At one point, it is Good Friday and he comes upon a little charade of penance by a noble family. The family has left their nice castle and taken a day of penance, walking in the snow and such, with their little dogs and with servants accompanying them with food. The lord berates Parzival for being in armor on this day. Parzival doesn’t know what day it is. He doesn’t know what year it is. He thinks, they love whom I hate and takes his leave. But, he thinks about this little family acting out this shallow penance and it works on him. It softens him. It makes him ready to confess his sins and at least discuss the idea.

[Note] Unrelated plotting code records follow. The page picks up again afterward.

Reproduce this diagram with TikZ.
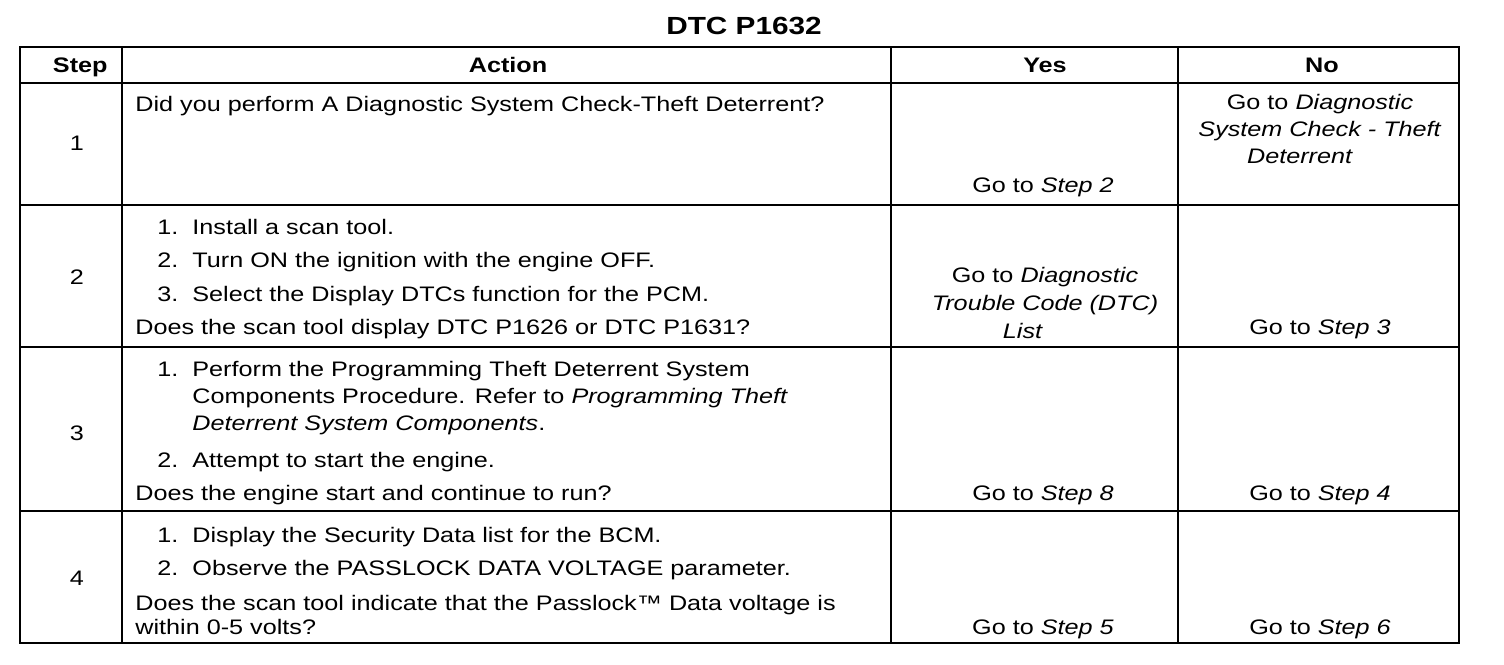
\documentclass[tikz,border=0pt]{standalone}
\usepackage{fontspec}
\setmainfont{Liberation Sans}[FakeStretch=1.2]
\begin{document}
\begin{tikzpicture}[x=0.5pt,y=-0.5pt,
  rule/.style={line width=1.4pt},
  txt/.style={anchor=base west,inner sep=0pt,font=\fontsize{10.5}{12}\selectfont},
  mid/.style={anchor=base,inner sep=0pt,font=\fontsize{10.5}{12}\selectfont},
  head/.style={anchor=base,inner sep=0pt,font=\fontsize{10.5}{12}\selectfont\bfseries}]
\useasboundingbox (0,0) rectangle (1504,664);
% table frame and rules
\draw[rule] (20,47) rectangle (1459,643);
\foreach \y in {83,205,347,511} \draw[rule] (20,\y) -- (1459,\y);
\foreach \x in {122,891,1178} \draw[rule] (\x,47) -- (\x,643);
% title and header
\node[head,font=\fontsize{12.4}{14}\selectfont\bfseries] (title) at (744,34) {DTC P1632};
\node[head,anchor=base east] (hstep) at (108,72) {Step};
\node[head] (haction) at (508,72) {Action};
\node[head] (hyes) at (1045,72) {Yes};
\node[head] (hno) at (1322,72) {No};
% step 1
\node[mid] (s1) at (77,150) {1};
\node[txt] (a1) at (135,111) {Did you perform A Diagnostic System Check-Theft Deterrent?};
\node[mid] (y1) at (1043,192) {Go to \textit{Step 2}};
\node[mid] (n1a) at (1320,109) {Go to \textit{Diagnostic}};
\node[mid] (n1b) at (1320,136) {\textit{System Check - Theft}};
\node[mid] (n1c) at (1300,163) {\textit{Deterrent}};
% step 2
\node[mid] (s2) at (77,284) {2};
\node[txt] (a2n1) at (157,234) {1.};
\node[txt] (a2t1) at (192,234) {Install a scan tool.};
\node[txt] (a2n2) at (157,267) {2.};
\node[txt] (a2t2) at (192,267) {Turn ON the ignition with the engine OFF.};
\node[txt] (a2n3) at (157,301) {3.};
\node[txt] (a2t3) at (192,301) {Select the Display DTCs function for the PCM.};
\node[txt] (a2q) at (135,334) {Does the scan tool display DTC P1626 or DTC P1631?};
\node[mid] (y2a) at (1045,282) {Go to \textit{Diagnostic}};
\node[mid] (y2b) at (1045,310) {\textit{Trouble Code (DTC)}};
\node[mid] (y2c) at (1023,338) {\textit{List}};
\node[mid] (n2) at (1320,334) {Go to \textit{Step 3}};
% step 3
\node[mid] (s3) at (77,440) {3};
\node[txt] (a3n1) at (157,376) {1.};
\node[txt] (a3t1) at (192,376) {Perform the Programming Theft Deterrent System};
\node[txt] (a3t1b) at (192,403) {Components Procedure. Refer to \textit{Programming Theft}};
\node[txt] (a3t1c) at (192,430) {\textit{Deterrent System Components}.};
\node[txt] (a3n2) at (157,467) {2.};
\node[txt] (a3t2) at (192,467) {Attempt to start the engine.};
\node[txt] (a3q) at (135,500) {Does the engine start and continue to run?};
\node[mid] (y3) at (1043,500) {Go to \textit{Step 8}};
\node[mid] (n3) at (1320,500) {Go to \textit{Step 4}};
% step 4
\node[mid] (s4) at (77,585) {4};
\node[txt] (a4n1) at (157,542) {1.};
\node[txt] (a4t1) at (192,542) {Display the Security Data list for the BCM.};
\node[txt] (a4n2) at (157,575) {2.};
\node[txt] (a4t2) at (192,575) {Observe the PASSLOCK DATA VOLTAGE parameter.};
\node[txt] (a4q) at (135,610) {Does the scan tool indicate that the Passlock™ Data voltage is};
\node[txt] (a4qb) at (135,634) {within 0-5 volts?};
\node[mid] (y4) at (1043,634) {Go to \textit{Step 5}};
\node[mid] (n4) at (1320,634) {Go to \textit{Step 6}};
\end{tikzpicture}
\end{document}
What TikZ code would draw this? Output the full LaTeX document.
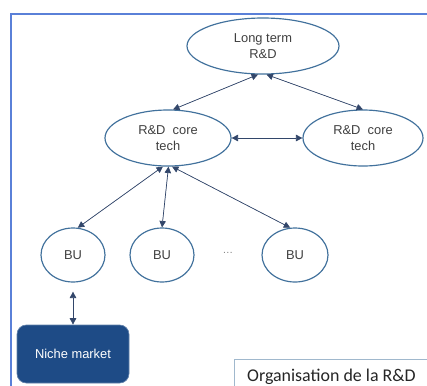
\documentclass[tikz,border=0pt]{standalone}
\usepackage{fontspec}
\setmainfont{Liberation Sans}
\newfontfamily\calibfont{Carlito}
\usetikzlibrary{arrows.meta,shapes.geometric}
\definecolor{framebl}{HTML}{5A80D8}
\definecolor{ellbl}{HTML}{41719C}
\definecolor{arrbl}{HTML}{1F3864}
\definecolor{nichebl}{HTML}{1E4B86}
\definecolor{txtgr}{HTML}{404040}

\begin{document}
\begin{tikzpicture}[x=0.03cm,y=-0.03cm,
  every node/.style={font=\fontsize{11}{13.6}\selectfont,text=txtgr},
  oval/.style={ellipse,draw=ellbl,line width=1pt,fill=white,inner sep=0pt,align=center},
  link/.style={{Triangle[length=5.5pt,width=5.5pt]}-{Triangle[length=5.5pt,width=5.5pt]},draw=arrbl!80!gray,fill=arrbl,line width=.6pt}]
\useasboundingbox (0,0) rectangle (427,385);
\clip (0,0) rectangle (427,385);
\draw[framebl,line width=1.2pt] (11,14) rectangle (440,400);
% ovals
\node[oval,minimum width=152*0.03cm,minimum height=56*0.03cm] (lt) at (263,46) {Long term\\R\&D};
\node[oval,minimum width=126*0.03cm,minimum height=56*0.03cm] (core1) at (168,138) {R\&D\ \ core\\tech};
\node[oval,minimum width=120*0.03cm,minimum height=56*0.03cm] (core2) at (363,138) {R\&D\ \ core\\tech};
\node[oval,minimum width=64*0.03cm,minimum height=54*0.03cm] (bu1) at (73,255) {BU};
\node[oval,minimum width=64*0.03cm,minimum height=54*0.03cm] (bu2) at (162,255) {BU};
\node[oval,minimum width=66*0.03cm,minimum height=54*0.03cm] (bu3) at (295,255) {BU};
\node[text=gray,font=\fontsize{9}{10}\selectfont] (dots) at (228,253) {\dots};
\node[rounded corners=8pt,fill=nichebl,draw=nichebl!70!white,line width=.6pt,text=white,minimum width=112*0.03cm,minimum height=58*0.03cm] (niche) at (73,354) {Niche market};
% links
\draw[link] (core1.80) -- (lt.260);
\draw[link] (core2.90) -- (lt.277);
\draw[link] (core1.east) -- (core2.west);
\draw[link] (core1.260) -- (bu1.80);
\draw[link] (core1.271) -- (bu2.north);
\draw[link] (core1.278) -- (bu3.100);
\draw[link,shorten <=9*0.03cm] (bu1.south) -- (niche.north);
% caption box
\draw[draw=ellbl!50!white,fill=white,line width=.6pt] (234,359) rectangle (440,400);
\node[anchor=base west,text=black!85,font=\calibfont\fontsize{15.3}{18}\selectfont] (cap) at (243,381) {Organisation de la R\&D};
\end{tikzpicture}
\end{document}
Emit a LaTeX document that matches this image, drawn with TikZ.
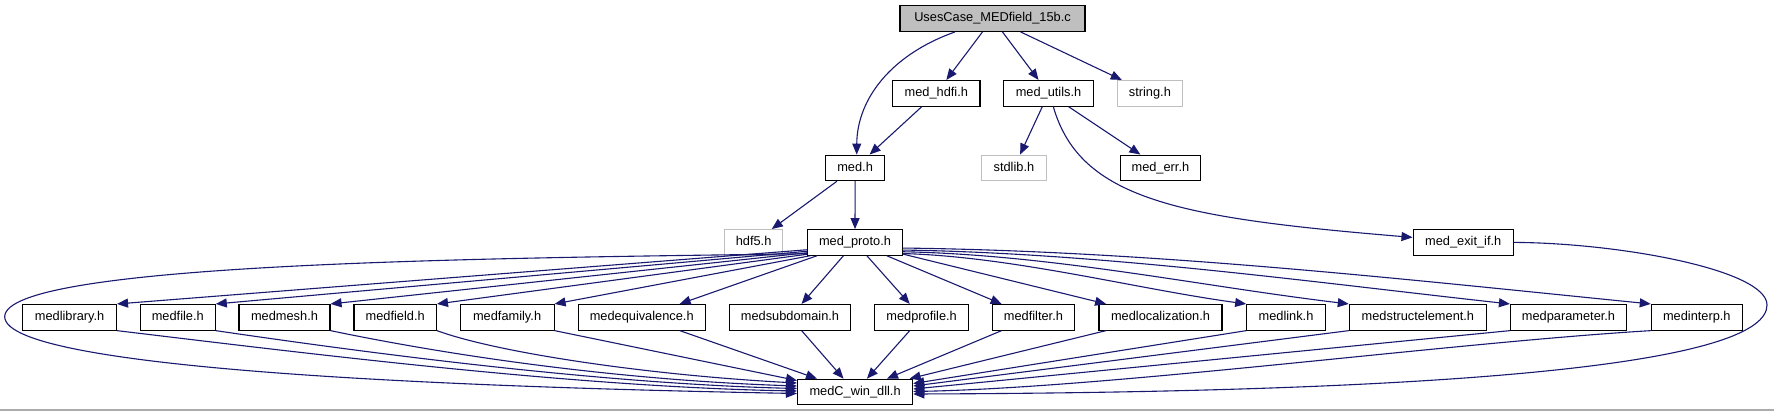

I read this section and I didn’t understand it. Why would this purely symbolic, substanceless act move him?
As I was watching Room for One More, I started to get it. RFOM is a purely symbolic, substanceless film—it represents the issue but never actually grapples directly with it. But, by acting in the purely symbolic realm, it allows us to infer and grapple with those hard truths on our own. It leaves us that choice.
This in no way diminishes the need for the hard look at difficult problems with barely tractable solutions. Too often we have decided the world is good and neglected the hard truth that often that good world is not good for everyone.
That said, I wonder if that modern turn towards hardness, pulling that difficult material up close and personal, has cost us something. When you have something shoved in your face, you must react. There is no distance to look at the idea critically. No time to reflect. A person might accept or reject it but that acceptance or rejection might be reflexive. If you call someone an idiot for not wearing a mask, they might reflexively spit on you.
A gentle reminder, such as RFOM, allows this reflection. It gives one the opportunity to engage something other than that reflexive, limbic response.
Of course, it also allows the opportunity to discard the message of the work with a smug feeling of satisfaction: I watched this movie and agreed and therefore I need not consider it further.
Still, I think there’s a place for this approach. One of my heroes in SF is Clifford D. Simak. He excelled at this gentle reproach or encouragement. He didn’t say, you must be your better self or else! More, he said, wouldn’t it be nice to be your better self?
And you find yourself agreeing: yes. It would.